Task statement =>
Take the lines from the one with "Recreate this image" through the one with "(884,11) rectangle (1359,651);", both ends kept, and reproduce them exactly without the pictures.
## START
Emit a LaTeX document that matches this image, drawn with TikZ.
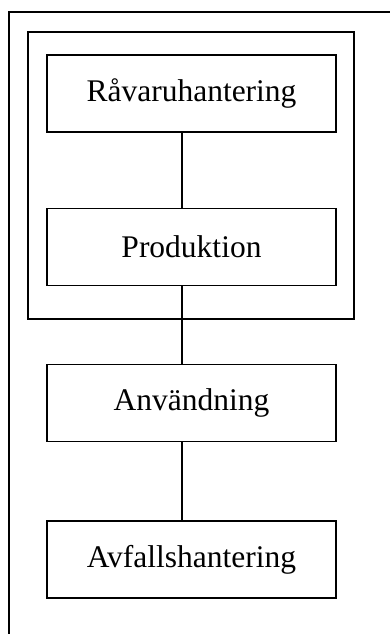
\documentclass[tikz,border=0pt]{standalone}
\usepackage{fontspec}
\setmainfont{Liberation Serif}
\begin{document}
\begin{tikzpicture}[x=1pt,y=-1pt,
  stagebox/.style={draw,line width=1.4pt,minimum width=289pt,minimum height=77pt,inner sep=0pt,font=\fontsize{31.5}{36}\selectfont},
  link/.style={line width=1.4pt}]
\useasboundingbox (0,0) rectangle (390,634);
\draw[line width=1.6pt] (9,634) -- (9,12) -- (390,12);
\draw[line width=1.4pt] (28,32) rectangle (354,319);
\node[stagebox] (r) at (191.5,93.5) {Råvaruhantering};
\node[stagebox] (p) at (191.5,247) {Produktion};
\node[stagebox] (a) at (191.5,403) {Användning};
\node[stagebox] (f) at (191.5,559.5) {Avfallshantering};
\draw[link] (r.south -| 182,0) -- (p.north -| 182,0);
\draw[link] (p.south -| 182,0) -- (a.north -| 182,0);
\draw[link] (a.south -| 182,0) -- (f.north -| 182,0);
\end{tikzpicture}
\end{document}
## END
## START
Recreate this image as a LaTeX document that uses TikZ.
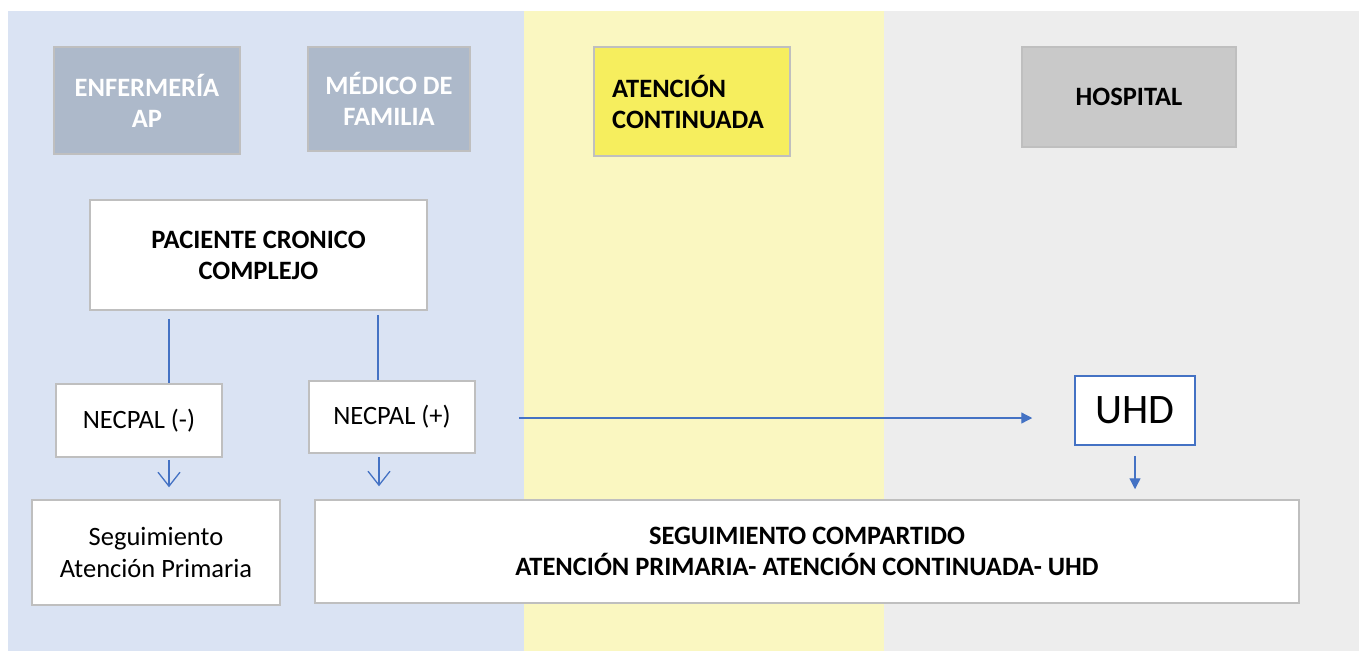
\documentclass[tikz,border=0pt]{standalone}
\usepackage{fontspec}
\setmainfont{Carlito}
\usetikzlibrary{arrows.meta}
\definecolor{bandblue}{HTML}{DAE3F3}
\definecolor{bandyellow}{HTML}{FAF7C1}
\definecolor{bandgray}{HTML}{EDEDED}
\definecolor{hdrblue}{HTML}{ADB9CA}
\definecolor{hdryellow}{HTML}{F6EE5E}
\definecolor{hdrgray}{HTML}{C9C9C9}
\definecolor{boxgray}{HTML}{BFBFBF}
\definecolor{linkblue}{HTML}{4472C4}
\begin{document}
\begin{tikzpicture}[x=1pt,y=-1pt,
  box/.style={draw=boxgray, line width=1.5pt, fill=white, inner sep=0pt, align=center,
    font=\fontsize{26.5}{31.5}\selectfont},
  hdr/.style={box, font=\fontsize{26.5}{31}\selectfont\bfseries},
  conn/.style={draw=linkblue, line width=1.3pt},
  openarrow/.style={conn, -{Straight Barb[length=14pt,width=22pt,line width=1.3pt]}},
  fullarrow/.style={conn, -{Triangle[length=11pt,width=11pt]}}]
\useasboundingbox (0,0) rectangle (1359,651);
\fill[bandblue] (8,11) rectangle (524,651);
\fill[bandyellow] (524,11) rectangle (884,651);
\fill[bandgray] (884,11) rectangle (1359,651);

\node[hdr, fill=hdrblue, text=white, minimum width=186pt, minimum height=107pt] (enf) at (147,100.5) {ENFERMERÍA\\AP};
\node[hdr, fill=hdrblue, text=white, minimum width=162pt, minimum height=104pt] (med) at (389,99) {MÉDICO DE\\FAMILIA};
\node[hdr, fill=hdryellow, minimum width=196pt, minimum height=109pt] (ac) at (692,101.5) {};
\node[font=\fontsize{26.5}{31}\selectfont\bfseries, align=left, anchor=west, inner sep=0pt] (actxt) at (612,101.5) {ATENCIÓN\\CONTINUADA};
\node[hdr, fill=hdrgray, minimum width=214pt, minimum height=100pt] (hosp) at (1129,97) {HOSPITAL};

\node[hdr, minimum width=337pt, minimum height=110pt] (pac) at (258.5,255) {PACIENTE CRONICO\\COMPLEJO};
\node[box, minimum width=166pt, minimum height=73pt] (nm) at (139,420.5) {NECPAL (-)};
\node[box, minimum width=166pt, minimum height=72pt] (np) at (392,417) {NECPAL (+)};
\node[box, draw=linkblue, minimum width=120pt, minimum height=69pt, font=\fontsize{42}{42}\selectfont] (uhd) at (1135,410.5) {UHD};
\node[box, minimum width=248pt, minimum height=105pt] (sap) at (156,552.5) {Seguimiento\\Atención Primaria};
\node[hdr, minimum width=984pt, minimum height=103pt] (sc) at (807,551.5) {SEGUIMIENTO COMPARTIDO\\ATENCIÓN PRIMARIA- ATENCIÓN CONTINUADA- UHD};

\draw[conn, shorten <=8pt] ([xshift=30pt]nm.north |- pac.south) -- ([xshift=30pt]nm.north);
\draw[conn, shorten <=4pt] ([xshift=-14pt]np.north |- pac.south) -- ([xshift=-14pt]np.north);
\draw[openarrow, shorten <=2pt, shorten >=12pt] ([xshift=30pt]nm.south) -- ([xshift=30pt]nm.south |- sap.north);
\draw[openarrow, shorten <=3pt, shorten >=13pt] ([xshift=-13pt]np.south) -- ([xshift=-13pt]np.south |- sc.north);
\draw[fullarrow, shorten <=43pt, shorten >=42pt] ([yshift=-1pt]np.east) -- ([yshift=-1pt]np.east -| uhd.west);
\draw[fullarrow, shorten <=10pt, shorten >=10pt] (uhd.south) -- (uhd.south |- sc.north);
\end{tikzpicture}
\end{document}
## END
## START
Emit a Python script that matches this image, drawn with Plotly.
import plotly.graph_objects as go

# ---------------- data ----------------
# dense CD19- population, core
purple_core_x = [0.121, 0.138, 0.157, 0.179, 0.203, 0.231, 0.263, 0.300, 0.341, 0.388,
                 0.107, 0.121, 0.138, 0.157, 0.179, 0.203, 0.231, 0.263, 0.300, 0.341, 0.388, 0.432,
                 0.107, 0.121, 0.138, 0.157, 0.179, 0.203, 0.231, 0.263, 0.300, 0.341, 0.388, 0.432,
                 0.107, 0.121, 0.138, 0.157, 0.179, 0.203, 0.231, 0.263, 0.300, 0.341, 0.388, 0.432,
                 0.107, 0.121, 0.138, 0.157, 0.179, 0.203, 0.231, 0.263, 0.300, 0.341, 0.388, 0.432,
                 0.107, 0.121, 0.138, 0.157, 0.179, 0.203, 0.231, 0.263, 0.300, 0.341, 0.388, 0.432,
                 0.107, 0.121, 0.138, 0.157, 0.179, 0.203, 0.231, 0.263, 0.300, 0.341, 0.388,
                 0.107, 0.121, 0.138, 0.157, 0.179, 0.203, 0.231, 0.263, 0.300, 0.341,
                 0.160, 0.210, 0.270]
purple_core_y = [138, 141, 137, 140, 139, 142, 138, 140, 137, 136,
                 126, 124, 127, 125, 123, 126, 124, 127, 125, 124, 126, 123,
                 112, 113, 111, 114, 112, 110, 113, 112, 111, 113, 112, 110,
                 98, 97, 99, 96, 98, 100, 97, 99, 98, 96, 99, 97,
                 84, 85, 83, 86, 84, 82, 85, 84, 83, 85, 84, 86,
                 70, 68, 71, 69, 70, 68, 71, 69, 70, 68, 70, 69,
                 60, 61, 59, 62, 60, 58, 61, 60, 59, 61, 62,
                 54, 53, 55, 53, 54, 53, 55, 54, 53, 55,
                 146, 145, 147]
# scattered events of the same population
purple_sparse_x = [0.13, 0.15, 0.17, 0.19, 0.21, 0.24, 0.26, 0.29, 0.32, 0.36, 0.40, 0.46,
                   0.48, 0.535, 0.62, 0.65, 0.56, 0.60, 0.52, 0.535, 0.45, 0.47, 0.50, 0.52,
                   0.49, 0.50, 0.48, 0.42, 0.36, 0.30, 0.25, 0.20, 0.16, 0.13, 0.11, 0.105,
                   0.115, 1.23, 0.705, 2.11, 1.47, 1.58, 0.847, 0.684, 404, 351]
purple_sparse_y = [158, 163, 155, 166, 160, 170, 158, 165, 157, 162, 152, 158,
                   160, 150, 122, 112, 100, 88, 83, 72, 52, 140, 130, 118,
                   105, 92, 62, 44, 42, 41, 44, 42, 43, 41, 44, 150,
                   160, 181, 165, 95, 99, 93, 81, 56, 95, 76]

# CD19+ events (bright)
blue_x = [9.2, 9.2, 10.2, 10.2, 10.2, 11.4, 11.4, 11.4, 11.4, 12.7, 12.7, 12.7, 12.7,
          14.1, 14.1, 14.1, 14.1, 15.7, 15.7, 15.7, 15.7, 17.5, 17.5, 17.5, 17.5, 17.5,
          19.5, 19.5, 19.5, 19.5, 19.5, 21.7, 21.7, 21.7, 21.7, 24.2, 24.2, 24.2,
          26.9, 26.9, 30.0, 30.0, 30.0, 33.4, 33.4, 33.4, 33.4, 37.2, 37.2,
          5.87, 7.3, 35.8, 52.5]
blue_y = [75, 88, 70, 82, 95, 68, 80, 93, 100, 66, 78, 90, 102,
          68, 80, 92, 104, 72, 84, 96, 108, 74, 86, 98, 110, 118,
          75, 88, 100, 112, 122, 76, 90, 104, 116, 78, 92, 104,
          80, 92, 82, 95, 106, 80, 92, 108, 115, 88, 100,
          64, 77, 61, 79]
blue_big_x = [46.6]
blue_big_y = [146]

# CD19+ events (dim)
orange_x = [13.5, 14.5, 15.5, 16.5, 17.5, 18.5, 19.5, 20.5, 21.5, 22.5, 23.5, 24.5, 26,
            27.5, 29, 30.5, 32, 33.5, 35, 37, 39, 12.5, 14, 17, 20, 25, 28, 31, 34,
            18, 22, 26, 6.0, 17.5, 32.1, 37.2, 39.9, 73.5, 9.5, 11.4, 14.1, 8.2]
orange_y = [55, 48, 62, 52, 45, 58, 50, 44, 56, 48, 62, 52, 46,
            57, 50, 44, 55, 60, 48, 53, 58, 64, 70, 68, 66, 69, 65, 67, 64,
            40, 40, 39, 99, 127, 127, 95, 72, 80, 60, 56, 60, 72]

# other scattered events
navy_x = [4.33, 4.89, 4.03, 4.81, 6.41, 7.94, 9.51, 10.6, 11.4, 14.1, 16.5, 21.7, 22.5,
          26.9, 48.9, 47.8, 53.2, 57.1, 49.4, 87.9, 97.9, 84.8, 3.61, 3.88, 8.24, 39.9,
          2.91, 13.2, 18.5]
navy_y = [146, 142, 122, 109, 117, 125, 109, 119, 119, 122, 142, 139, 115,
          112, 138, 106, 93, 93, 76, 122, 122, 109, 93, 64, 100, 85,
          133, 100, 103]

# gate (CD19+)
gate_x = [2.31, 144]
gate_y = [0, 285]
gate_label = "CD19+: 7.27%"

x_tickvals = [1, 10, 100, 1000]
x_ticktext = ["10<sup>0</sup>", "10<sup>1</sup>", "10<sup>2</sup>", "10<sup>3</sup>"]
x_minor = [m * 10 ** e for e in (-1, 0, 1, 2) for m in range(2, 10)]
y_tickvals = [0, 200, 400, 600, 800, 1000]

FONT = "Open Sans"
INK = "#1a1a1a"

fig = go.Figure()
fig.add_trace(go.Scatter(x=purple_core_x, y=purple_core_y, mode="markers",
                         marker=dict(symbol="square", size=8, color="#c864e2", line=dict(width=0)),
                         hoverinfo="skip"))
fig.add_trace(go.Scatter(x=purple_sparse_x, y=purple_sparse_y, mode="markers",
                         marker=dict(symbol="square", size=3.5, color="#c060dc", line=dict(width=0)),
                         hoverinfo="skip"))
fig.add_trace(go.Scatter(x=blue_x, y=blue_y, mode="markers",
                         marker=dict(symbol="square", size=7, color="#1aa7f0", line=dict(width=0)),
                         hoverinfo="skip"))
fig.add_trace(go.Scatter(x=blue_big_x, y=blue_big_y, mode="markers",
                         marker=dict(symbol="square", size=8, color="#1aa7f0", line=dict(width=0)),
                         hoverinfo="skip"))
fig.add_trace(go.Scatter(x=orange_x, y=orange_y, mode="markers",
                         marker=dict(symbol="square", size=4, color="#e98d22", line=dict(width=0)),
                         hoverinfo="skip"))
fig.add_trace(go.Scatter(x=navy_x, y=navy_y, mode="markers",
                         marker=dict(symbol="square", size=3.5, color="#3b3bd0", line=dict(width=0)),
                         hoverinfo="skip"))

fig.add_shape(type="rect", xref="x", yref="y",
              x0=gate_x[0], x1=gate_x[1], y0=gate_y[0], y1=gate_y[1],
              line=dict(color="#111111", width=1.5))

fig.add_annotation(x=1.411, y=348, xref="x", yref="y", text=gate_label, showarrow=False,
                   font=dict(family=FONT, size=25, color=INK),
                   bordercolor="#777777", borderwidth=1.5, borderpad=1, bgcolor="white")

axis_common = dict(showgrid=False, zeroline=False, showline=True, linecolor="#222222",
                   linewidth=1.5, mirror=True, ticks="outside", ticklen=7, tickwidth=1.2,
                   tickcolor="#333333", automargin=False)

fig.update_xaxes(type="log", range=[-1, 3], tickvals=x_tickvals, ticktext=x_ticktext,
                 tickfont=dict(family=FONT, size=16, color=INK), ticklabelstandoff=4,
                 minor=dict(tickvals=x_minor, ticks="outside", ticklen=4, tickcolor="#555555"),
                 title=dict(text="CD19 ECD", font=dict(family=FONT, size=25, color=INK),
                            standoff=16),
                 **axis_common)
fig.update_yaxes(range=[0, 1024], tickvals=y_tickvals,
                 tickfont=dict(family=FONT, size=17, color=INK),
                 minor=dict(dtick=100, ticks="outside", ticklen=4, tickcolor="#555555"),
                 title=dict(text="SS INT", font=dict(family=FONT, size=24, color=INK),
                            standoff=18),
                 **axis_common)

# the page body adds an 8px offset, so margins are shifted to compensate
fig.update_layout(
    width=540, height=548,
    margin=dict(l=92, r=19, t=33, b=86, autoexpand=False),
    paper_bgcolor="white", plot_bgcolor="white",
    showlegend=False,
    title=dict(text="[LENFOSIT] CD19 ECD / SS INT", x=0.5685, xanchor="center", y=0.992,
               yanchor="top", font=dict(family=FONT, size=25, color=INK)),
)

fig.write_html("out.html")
## END
Task answer =>
Recreate this image as a LaTeX document that uses TikZ.
\documentclass[tikz,border=0pt]{standalone}
\usepackage{fontspec}
\setmainfont{Carlito}
\usetikzlibrary{arrows.meta}
\definecolor{bandblue}{HTML}{DAE3F3}
\definecolor{bandyellow}{HTML}{FAF7C1}
\definecolor{bandgray}{HTML}{EDEDED}
\definecolor{hdrblue}{HTML}{ADB9CA}
\definecolor{hdryellow}{HTML}{F6EE5E}
\definecolor{hdrgray}{HTML}{C9C9C9}
\definecolor{boxgray}{HTML}{BFBFBF}
\definecolor{linkblue}{HTML}{4472C4}
\begin{document}
\begin{tikzpicture}[x=1pt,y=-1pt,
  box/.style={draw=boxgray, line width=1.5pt, fill=white, inner sep=0pt, align=center,
    font=\fontsize{26.5}{31.5}\selectfont},
  hdr/.style={box, font=\fontsize{26.5}{31}\selectfont\bfseries},
  conn/.style={draw=linkblue, line width=1.3pt},
  openarrow/.style={conn, -{Straight Barb[length=14pt,width=22pt,line width=1.3pt]}},
  fullarrow/.style={conn, -{Triangle[length=11pt,width=11pt]}}]
\useasboundingbox (0,0) rectangle (1359,651);
\fill[bandblue] (8,11) rectangle (524,651);
\fill[bandyellow] (524,11) rectangle (884,651);
\fill[bandgray] (884,11) rectangle (1359,651);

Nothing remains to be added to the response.